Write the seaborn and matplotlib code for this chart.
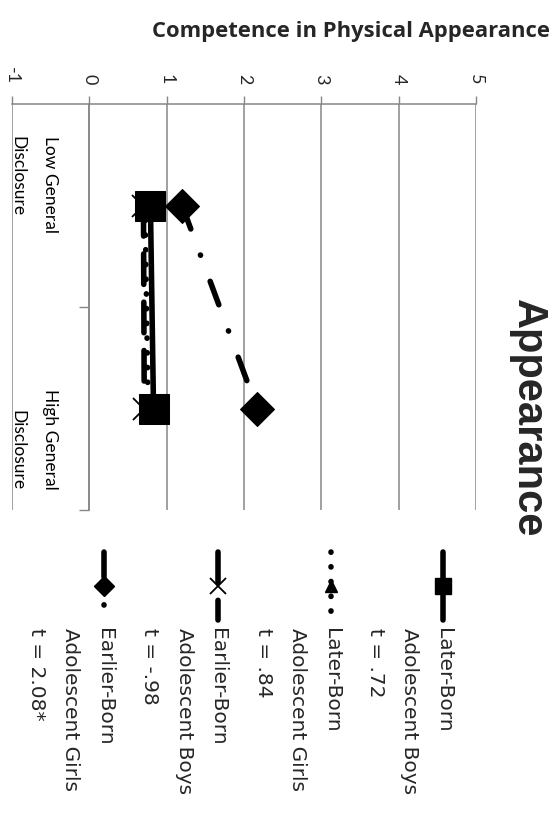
import pandas as pd
import seaborn as sns
import matplotlib.pyplot as plt
from matplotlib.lines import Line2D

# chart values
categories = ["Low General\nDisclosure", "High General\nDisclosure"]
groups = ["Later-Born\nAdolescent Boys\nt = .72",
          "Later-Born\nAdolescent Girls\nt = .84",
          "Earlier-Born\nAdolescent Boys\nt = -.98",
          "Earlier-Born\nAdolescent Girls\nt = 2.08*"]
later_boys = [0.79, 0.83]
later_girls = [0.72, 0.76]
earlier_boys = [0.70, 0.71]
earlier_girls = [1.20, 2.17]
value_ticks = [-1, 0, 1, 2, 3, 4, 5]

series = [later_boys, later_girls, earlier_boys, earlier_girls]
rows = []
for g, vals in zip(groups, series):
    for i, v in enumerate(vals):
        rows.append({"group": g, "pos": i, "score": v})
df = pd.DataFrame(rows)

sns.set_theme(style="white")
plt.rcParams['font.family'] = ['Lato', 'DejaVu Sans']
plt.rcParams['axes.unicode_minus'] = False

# line looks per group
looks = [
    dict(linestyle="-", marker="s", markersize=22, zorder=6),
    dict(linestyle=(0, (0.05, 2.6)), marker="^", markersize=12, zorder=4),
    dict(linestyle=(0, (5.5, 3.2)), marker="x", markersize=16, markeredgewidth=1.3, zorder=3),
    dict(linestyle=(0, (4.5, 5.0, 0.05, 5.0)), marker="D", markersize=17, zorder=5),
]
legend_ms = [12, 9, 11, 10]

fig = plt.figure(figsize=(5.57, 8.14), dpi=100)
ax = fig.add_axes([12 / 557, 1 - 510 / 814, 464 / 557, 406 / 814])

for g, lk in zip(groups, looks):
    sub = df[df["group"] == g]
    sns.lineplot(data=sub, x="score", y="pos", orient="y", estimator=None,
                 sort=False, color="black", lw=4, dash_capstyle="round",
                 markeredgecolor="black", ax=ax, **lk)

ax.set_xlim(value_ticks[0], value_ticks[-1])
ax.set_ylim(1.5, -0.5)
ax.set_xlabel("")
ax.set_ylabel("")
ax.set_xticks(value_ticks)
ax.xaxis.tick_top()
ax.tick_params(axis="x", labelrotation=-90, length=6, width=1, color="#868686",
               labelsize=13, pad=8, direction="out", top=True, bottom=False)
ax.set_yticks([0.5, 1.5])
ax.set_yticklabels([])
ax.tick_params(axis="y", length=7, width=1, color="#868686", direction="out", left=True)
ax.grid(axis="x", color="#868686", lw=1.1)
ax.grid(axis="y", visible=False)
for s in ["bottom", "right"]:
    ax.spines[s].set_visible(False)
ax.spines["top"].set_color("#868686")
ax.spines["top"].set_linewidth(1.1)
ax.spines["left"].set_position(("data", 0))
ax.spines["left"].set_color("#868686")
ax.spines["left"].set_linewidth(1.1)

# category labels, one text per line (rotated like the whole chart)
px = 77.0  # pixels per value unit
cat_first_x = (50 - 89) / px
cat_step = 33 / px
cat_anchor = [(-0.34, "top"), (1.40, "bottom")]
for c, (yy, va) in zip(categories, cat_anchor):
    for k, line in enumerate(c.split("\n")):
        ax.text(cat_first_x - k * cat_step, yy, line, rotation=-90, ha="center",
                va=va, fontsize=12.5, color="black")

fig.text(351 / 557, 1 - 32 / 814, "Competence in Physical Appearance",
         ha="center", va="center", fontsize=15.8, fontweight="bold", family="Open Sans")
fig.text(528 / 557, 1 - 418 / 814, "Appearance", rotation=-90, ha="center",
         va="center", fontsize=30, fontweight="bold", family="Liberation Sans")

# legend drawn by hand, rotated like the chart
lax = fig.add_axes([0, 0, 1, 1])
lax.set_xlim(0, 557)
lax.set_ylim(814, 0)
lax.axis("off")
leg_x = [443, 331, 218, 104]
for g, lk, lx, ms in zip(groups, looks, leg_x, legend_ms):
    lax.add_line(Line2D([lx, lx], [552, 620], color="black", lw=4,
                        linestyle=lk["linestyle"], dash_capstyle="round",
                        solid_capstyle="round"))
    lax.add_line(Line2D([lx], [586], color="black", linestyle="none",
                        marker=lk["marker"], markersize=ms,
                        markeredgewidth=lk.get("markeredgewidth", 1),
                        markeredgecolor="black"))
    for k, line in enumerate(g.split("\n")):
        lax.text(lx - k * 34, 628, line, rotation=-90, ha="center", va="top",
                 fontsize=14.5, family="DejaVu Sans")

fig.savefig("out.png", dpi=100)
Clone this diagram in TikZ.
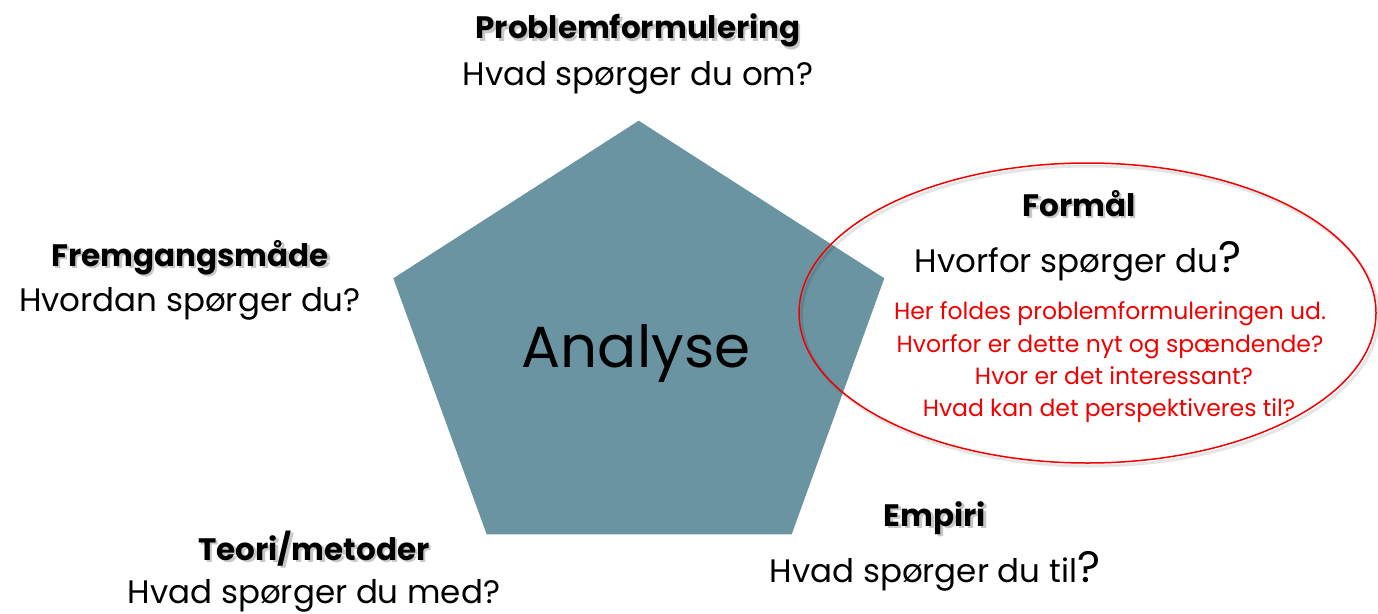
\documentclass[tikz,border=0pt]{standalone}
\usepackage{fontspec}
\setmainfont{Poppins}
\usetikzlibrary{shapes.geometric}
\definecolor{pent}{HTML}{6A94A1}
\definecolor{ovalred}{HTML}{F20000}
\newcommand\BigQ{{\fontsize{44}{44}\selectfont ?}}
\tikzset{
  head/.style={anchor=base, inner sep=0pt, font=\fontsize{31}{34}\selectfont\bfseries},
  headshadow/.style={head, text=black!55, opacity=0.4},
  sub/.style={anchor=base, inner sep=0pt, font=\fontsize{32.5}{36}\selectfont},
  redline/.style={anchor=base, inner sep=0pt, text=ovalred, font=\fontsize{23.5}{26}\selectfont},
}
\begin{document}
\begin{tikzpicture}[x=1pt,y=-1pt]
\useasboundingbox (0,0) rectangle (1378,613);
% pentagon
\coordinate (pT) at (638.7,120.7);
\coordinate (pR) at (884.3,278.3);
\coordinate (pBR) at (791.7,534.3);
\coordinate (pBL) at (486.7,534.3);
\coordinate (pL) at (393.3,278.3);
\fill[pent] (pT) -- (pR) -- (pBR) -- (pBL) -- (pL) -- cycle;
\node[anchor=base, inner sep=0pt, font=\fontsize{58}{64}\selectfont] (analyse) at (636,367) {Analyse};
% oval
\node[ellipse, draw=black, opacity=0.1, line width=3pt, minimum width=577pt, minimum height=300pt, inner sep=0pt] (ovalshadow) at (1090,316) {};
\node[ellipse, draw=ovalred, line width=1.5pt, minimum width=577pt, minimum height=300pt, inner sep=0pt] (oval) at (1087.5,313) {};
% headings with shadows
\node[headshadow] (s1) at (640.5,41) {Problemformulering};
\node[head] (h1) at (638,38.5) {Problemformulering};
\node[sub] (t1) at (638,85) {Hvad spørger du om?};

\node[headshadow] (s2) at (192.5,268.5) {Fremgangsmåde};
\node[head] (h2) at (190,266) {Fremgangsmåde};
\node[sub] (t2) at (190,311) {Hvordan spørger du?};

\node[headshadow] (s3) at (1081.5,218.5) {Formål};
\node[head] (h3) at (1079,216) {Formål};
\node[sub] (t3) at (1078,272) {Hvorfor spørger du\BigQ};

\node[redline] (r1) at (1110,319) {Her foldes problemformuleringen ud.};
\node[redline] (r2) at (1110,352) {Hvorfor er dette nyt og spændende?};
\node[redline] (r3) at (1114,384) {Hvor er det interessant?};
\node[redline] (r4) at (1109,416) {Hvad kan det perspektiveres til?};

\node[headshadow] (s4) at (937.5,528.5) {Empiri};
\node[head] (h4) at (935,526) {Empiri};
\node[sub] (t4) at (935,582) {Hvad spørger du til\BigQ};

\node[headshadow] (s5) at (316.5,562.5) {Teori/metoder};
\node[head] (h5) at (314,560) {Teori/metoder};
\node[sub] (t5) at (314,603) {Hvad spørger du med?};
\end{tikzpicture}
\end{document}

____________________

THE PROBLEM: Leave the pictures out, and restate exactly the lines from the start of the records through the one that contains "ax = fig.add_axes([12".

TASK OUTPUT:
Write the seaborn and matplotlib code for this chart.
import pandas as pd
import seaborn as sns
import matplotlib.pyplot as plt
from matplotlib.lines import Line2D

# chart values
categories = ["Low General\nDisclosure", "High General\nDisclosure"]
groups = ["Later-Born\nAdolescent Boys\nt = .72",
          "Later-Born\nAdolescent Girls\nt = .84",
          "Earlier-Born\nAdolescent Boys\nt = -.98",
          "Earlier-Born\nAdolescent Girls\nt = 2.08*"]
later_boys = [0.79, 0.83]
later_girls = [0.72, 0.76]
earlier_boys = [0.70, 0.71]
earlier_girls = [1.20, 2.17]
value_ticks = [-1, 0, 1, 2, 3, 4, 5]

series = [later_boys, later_girls, earlier_boys, earlier_girls]
rows = []
for g, vals in zip(groups, series):
    for i, v in enumerate(vals):
        rows.append({"group": g, "pos": i, "score": v})
df = pd.DataFrame(rows)

sns.set_theme(style="white")
plt.rcParams['font.family'] = ['Lato', 'DejaVu Sans']
plt.rcParams['axes.unicode_minus'] = False

# line looks per group
looks = [
    dict(linestyle="-", marker="s", markersize=22, zorder=6),
    dict(linestyle=(0, (0.05, 2.6)), marker="^", markersize=12, zorder=4),
    dict(linestyle=(0, (5.5, 3.2)), marker="x", markersize=16, markeredgewidth=1.3, zorder=3),
    dict(linestyle=(0, (4.5, 5.0, 0.05, 5.0)), marker="D", markersize=17, zorder=5),
]
legend_ms = [12, 9, 11, 10]

fig = plt.figure(figsize=(5.57, 8.14), dpi=100)
ax = fig.add_axes([12 / 557, 1 - 510 / 814, 464 / 557, 406 / 814])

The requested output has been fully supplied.